Önümüzdeki dönemde döner sermaye adaletsizliklerinin son bulması başta olmak üzere; sabit ek ödemelerin 20 puan arttırılması, ek ödemelerin emekliliğe yansıması için mücadele edeceğimizi ifade eden Memiş, 2015 yılının ek ödemelerin emekliliğe yansıtılmasının mücadele yılı olacağını vurguladı. Bunun yanı sıra vekil ebe hemşirelerin, Kamu dışı aile sağlığı çalışanları ve 4/C’li çalışanlarımızın kadro hakkı için bütün gücümüzle mücadele edeceğimizi dile getiren Memiş, sağlık lisansiyerlerine 3600 ek gösterge verilmesi, görevde yükselme ve unvan değişikliği sınavının hem Sağlık Bakanlığı’nda hem de Aile ve Sosyal Politikalar Bakanlığı’nda açılması, nöbet ücretlerinin yapılan işin niteliğine, taşınan risklere uygun düzeyde artışı gibi taleplerimizin hayata geçmesi için de hep birlikte mücadele edeceğimizi dile getirdi.
Ak Parti Şanlıurfa Milletvekili ve Onursal Genel Başkanımız Mahmut Kaçar da konuşmasında Memur-Sen ve Sağlık-Sen’in önemli başarılara imza attığını söyledi.
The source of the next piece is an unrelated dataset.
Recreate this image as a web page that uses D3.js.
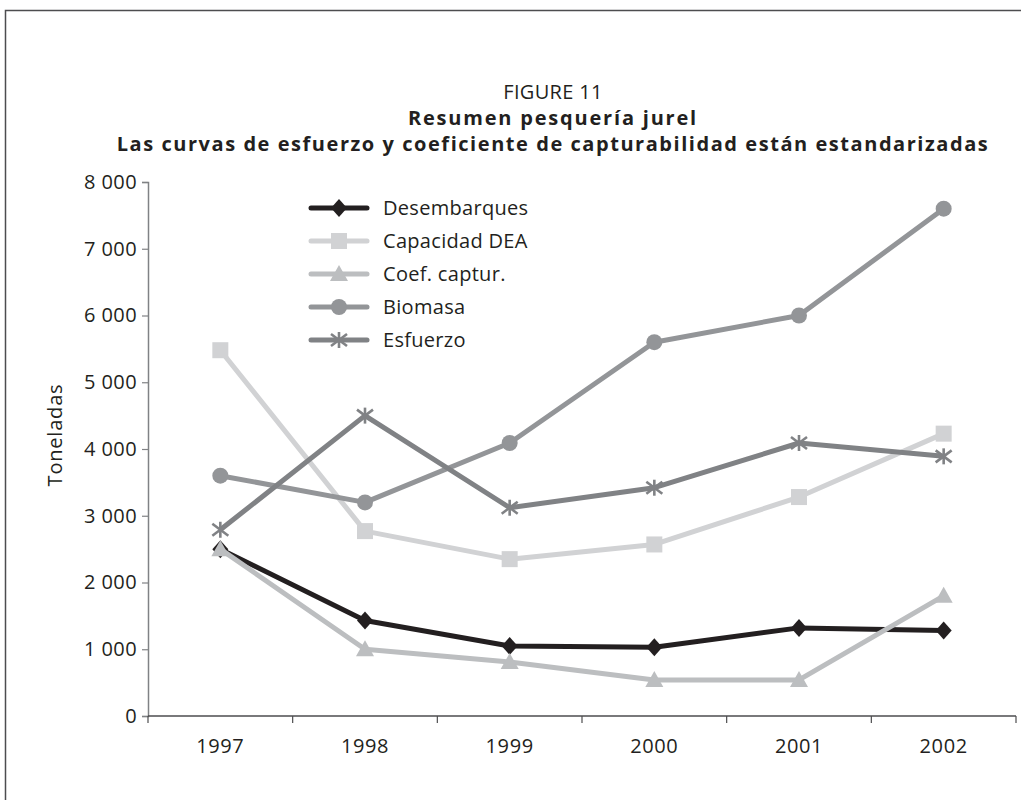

Memur-Sen’in Türkiye’nin en önemli sivil toplum örgütü olduğunu söyleyen Kaçar,28 Şubat döneminde millet iradesi ile seçilen hükümetin devre dışı bırakıldığını, tarafsız olması gereken yargının brifing aldığı, STK’lara çok önemli baskıların olduğunu hatırlattı.
2002 yılında yeni bir siyasi hayat ve millet iradesi tecelli eden ve sendikaların ayağa kalktığı bir döneme girildiğini belirten Kaçar, “Türkiye büyümeye ve bu ülkenin büyümesiyle emekçilerinde pay aldığı bir ülke haline geldi. Kişi başı gelir arttı. Bugün 2023 hedefine doğru güçlü bir Türkiye oluştu. 12 yıl öncesine göre asgari ücretin 4-5 kat arttığı dönemler yaşıyoruz. Bütün eylem ve propagandalar, darbe girişimlerine rağmen önemli adımlar atıldı, ilerlemeler kaydedildi. Bu ilerlemede cumhurbaşkanımızın, başbakanımızın, AK parti milletvekillerimiz, teşkilatımız ve milletimizin önemli rolü var. Memur-Sen’in de bu ilerlemede önemli katkıları var” şeklinde konuştu.
Sağlık çalışanlarımızla ilgili en önemli konunun, yıpranma payının verilmesi olduğunu da kaydeden Mahmut Kaçar, “Yasal düzenleme hazırlığı var. İşin detaylarını sayın başbakanımızla paylaşacağız. Diğer önemli çalışma alanı ek ödeme ve döner sermayelerinin emekliliğe yansıtılması olacaktır” dedi.
BAKAN YARDIMCISI KANDEMİR: 14 MART’TA SAĞLIK ÇALIŞANLARINA MÜJDE VAR
Sağlık Bakanlığı Bakan Yardımcısı Erkan Kandemir de konuşmasında, sağlık çalışanlarının özverili çalışmalarına dikkat çekti. Ülkemizde sağlık alanında önemli bir başarı yakalandığını söyleyen Kandemir, kendilerinin de sağlık çalışanlarının daha iyi şartlarda hizmet vermesi için çalıştıklarını ifade etti. 14 Mart Tıp Bayramı’nda sağlık çalışanlarına yönelik bir müjde verileceğini söyleyen Kandemir, bu müjdenin Başbakan ya da Cumhurbaşkanımız tarafından açıklanacağını kaydetti.